Effects of unsteady interaction on the performance of an ultra-high-pressure-ratio centrifugal compressor

Abstract

A numerical investigation of an ultra-high-pressure-ratio centrifugal compressor is presented, mainly focusing on the unsteady impeller-diffuser interaction. The compressor is characterized by a high total pressure ratio of about 11.5 and a small radial gap between the impeller and diffuser, whose radius ratio is 1.067. The unsteady effect is stringently assessed by comparing the results of steady and unsteady Reynolds-averaged Navier–Stokes simulations.
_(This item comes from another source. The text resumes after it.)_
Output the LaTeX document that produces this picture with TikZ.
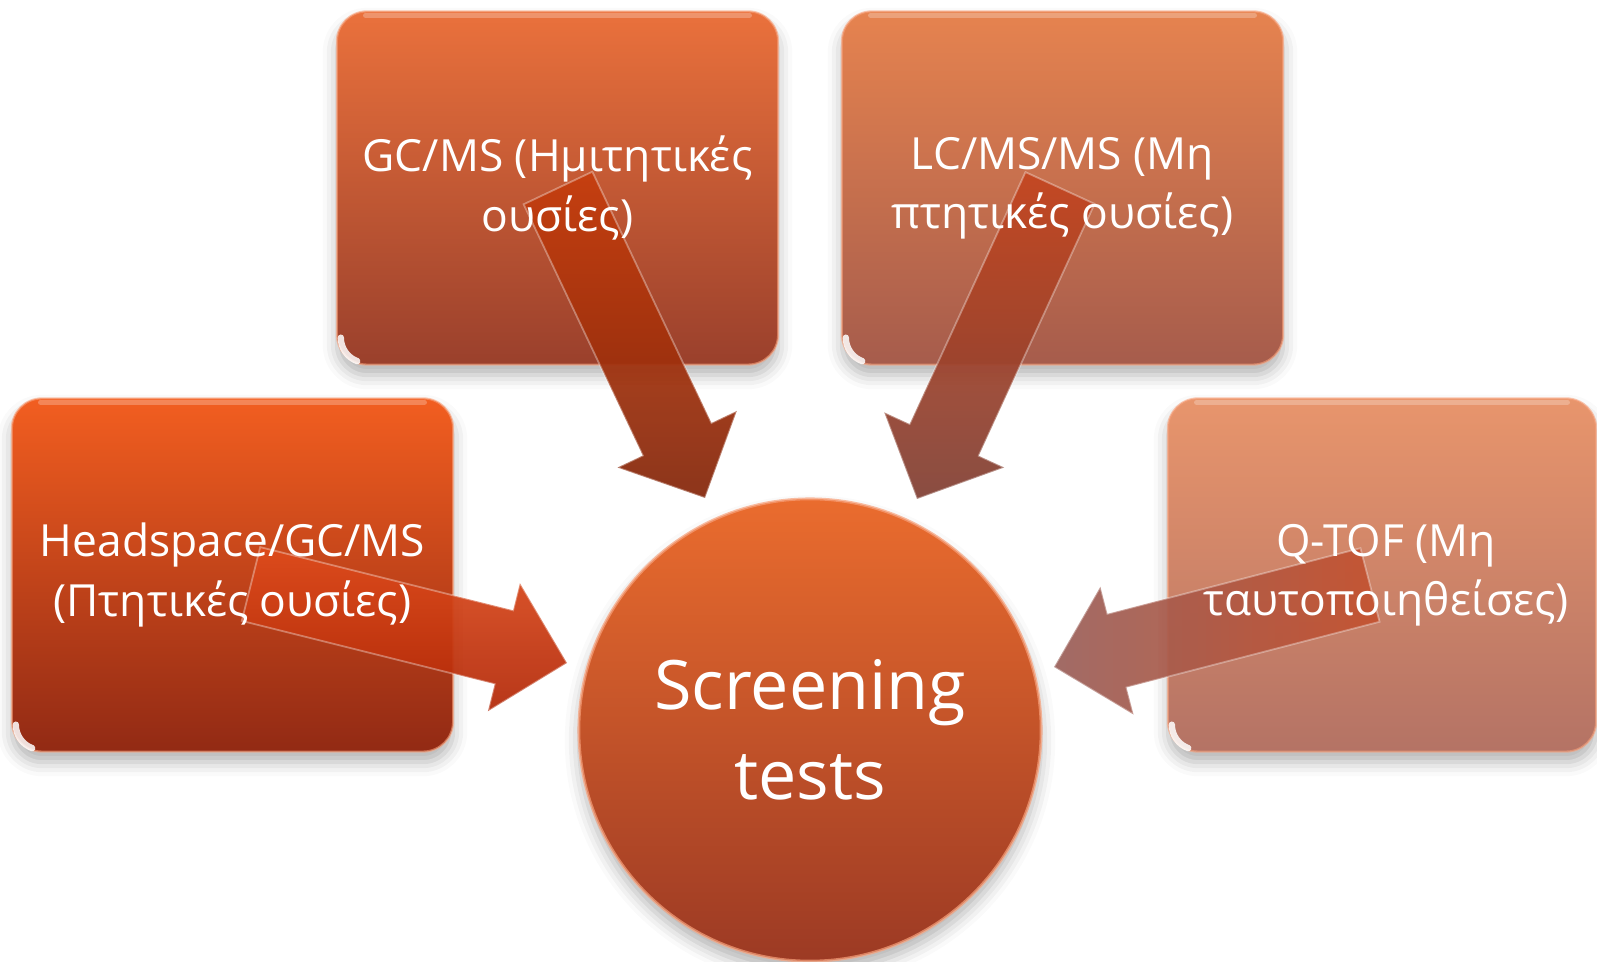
\documentclass[tikz,border=0pt]{standalone}
\usepackage{fontspec}
\setmainfont{Open Sans}
\usetikzlibrary{calc,shadows.blur}

% palette
\definecolor{hsTop}{HTML}{F25E20}
\definecolor{hsMid}{HTML}{DC4818}
\definecolor{hsBot}{HTML}{922A14}
\definecolor{gcTop}{HTML}{EA713C}
\definecolor{gcMid}{HTML}{D0562E}
\definecolor{gcBot}{HTML}{9A402C}
\definecolor{lcTop}{HTML}{E6834F}
\definecolor{lcMid}{HTML}{D06C48}
\definecolor{lcBot}{HTML}{A65C4C}
\definecolor{qtTop}{HTML}{E8956C}
\definecolor{qtMid}{HTML}{D8826A}
\definecolor{qtBot}{HTML}{B47365}
\definecolor{scTop}{HTML}{EA6C2E}
\definecolor{scMid}{HTML}{D4502A}
\definecolor{scBot}{HTML}{9C3A24}
\definecolor{rim}{HTML}{F7A07A}

% block arrow from #2 (tail) to #3 (tip)
\def\shaftw{0.38cm}
\def\headw{0.66cm}
\def\headl{0.65cm}
\newcommand\blockarrow[3]{%
  \path[arrowbody,#1]
    ($(#2)!\shaftw!-90:(#3)$)
    -- ($(#3)!\headl!(#2)!\shaftw!-90:(#3)$)
    -- ($(#3)!\headl!(#2)!\headw!-90:(#3)$)
    -- (#3)
    -- ($(#3)!\headl!(#2)!\headw!90:(#3)$)
    -- ($(#3)!\headl!(#2)!\shaftw!90:(#3)$)
    -- ($(#2)!\shaftw!90:(#3)$)
    -- cycle;}

% gloss on a box: soft line under the top edge, bright crescent along the lower left corner
\newcommand\gloss[1]{%
  \draw[white, opacity=0.25, line width=1.6pt, line cap=round]
    ($(#1.north west)+(30,5)$) -- ($(#1.north east)+(-30,5)$);
  \draw[white, opacity=0.85, line width=1.8pt, line cap=round]
    ($(#1.south west)+(5,-28)$) arc[start angle=180, end angle=250, radius=0.25cm];}

\begin{document}
\begin{tikzpicture}[x=0.01cm, y=-0.01cm,
  stage/.style={rounded corners=0.3cm, minimum width=4.41cm, minimum height=3.53cm,
    draw=rim, draw opacity=0.6, line width=0.6pt,
    blur shadow={shadow xshift=0pt, shadow yshift=-3pt, shadow blur radius=4pt, shadow opacity=30}},
  caption/.style={text=white, align=center, font=\fontsize{12.6}{16.8}\selectfont},
  hub/.style={circle, minimum size=4.62cm, inner sep=0pt, draw=rim, draw opacity=0.7,
    line width=0.8pt, text=white, align=center,
    font=\fontsize{19.4}{25.5}\selectfont,
    top color=scTop, middle color=scMid, bottom color=scBot,
    blur shadow={shadow xshift=0pt, shadow yshift=-3pt, shadow blur radius=4pt, shadow opacity=30}},
  arrowbody/.style={draw=white, draw opacity=0.35, line width=0.5pt, fill opacity=0.93, line join=miter}
]
\useasboundingbox (0,0) rectangle (1597,962);

% source boxes
\node[stage, top color=hsTop, middle color=hsMid, bottom color=hsBot] (hs) at (232.5,575) {};
\node[stage, top color=gcTop, middle color=gcMid, bottom color=gcBot] (gc) at (557.5,188) {};
\node[stage, top color=lcTop, middle color=lcMid, bottom color=lcBot] (lc) at (1062.5,188) {};
\node[stage, minimum width=4.28cm, top color=qtTop, middle color=qtMid, bottom color=qtBot] (qt) at (1382,575) {};

\gloss{hs}
\gloss{gc}
\gloss{lc}
\gloss{qt}

% arrow ends
\coordinate (hsTail) at (251,584);
\coordinate (hsTip)  at (567,663);
\coordinate (gcTail) at (558,188);
\coordinate (gcTip)  at (705,498);
\coordinate (lcTail) at (1060,188);
\coordinate (lcTip)  at (917,499);
\coordinate (qtTail) at (1370,585);
\coordinate (qtTip)  at (1054,667);

\blockarrow{top color={rgb,255:red,222;green,76;blue,28}, bottom color={rgb,255:red,178;green,40;blue,8}}{hsTail}{hsTip}
\blockarrow{top color={rgb,255:red,198;green,62;blue,14}, bottom color={rgb,255:red,132;green,38;blue,10}}{gcTail}{gcTip}
\blockarrow{top color={rgb,255:red,196;green,70;blue,32}, bottom color={rgb,255:red,128;green,64;blue,52}}{lcTail}{lcTip}
\blockarrow{left color={rgb,255:red,154;green,96;blue,90}, right color={rgb,255:red,196;green,82;blue,48}}{qtTail}{qtTip}

% box captions, set above the arrows
\node[caption] (hsText) at (hs.center) {Headspace/GC/MS\\(Πτητικές ουσίες)};
\node[caption] (gcText) at (gc.center) {GC/MS (Ημιτητικές\\ουσίες)};
\node[caption] (lcText) at (lc.center) {LC/MS/MS (Μη\\πτητικές ουσίες)};
\node[caption] (qtText) at ($(qt.center)+(4,0)$) {Q-TOF (Μη\\ταυτοποιηθείσες)};

% target
\node[hub] (scr) at (810,730) {Screening\\tests};
\end{tikzpicture}
\end{document}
Within the impeller, the unsteady perturbation, dominated by the blade passing frequency of the diffuser, can only propagate to 20% of the normalized streamwise length from the impeller outlet. The velocity component distribution at the impeller outlet is affected by the unsteadiness, resulting in a variation of the impeller efficiency. In contrast with the impeller, the unsteady perturbation is present inside the whole diffuser passage. The circumferential flow angle variation at the diffuser inlet induces the unsteady formation and shedding of the diffuser leading edge vortex, increasing the flow loss correspondingly. However, the smaller incidence angle at the diffuser inlet makes for better diffusion inside the diffuser passage. The positive and negative effects of the unsteadiness counteract each other. Therefore, both the stage and component performances change slightly, although the flow field changes significantly due to the unsteadiness.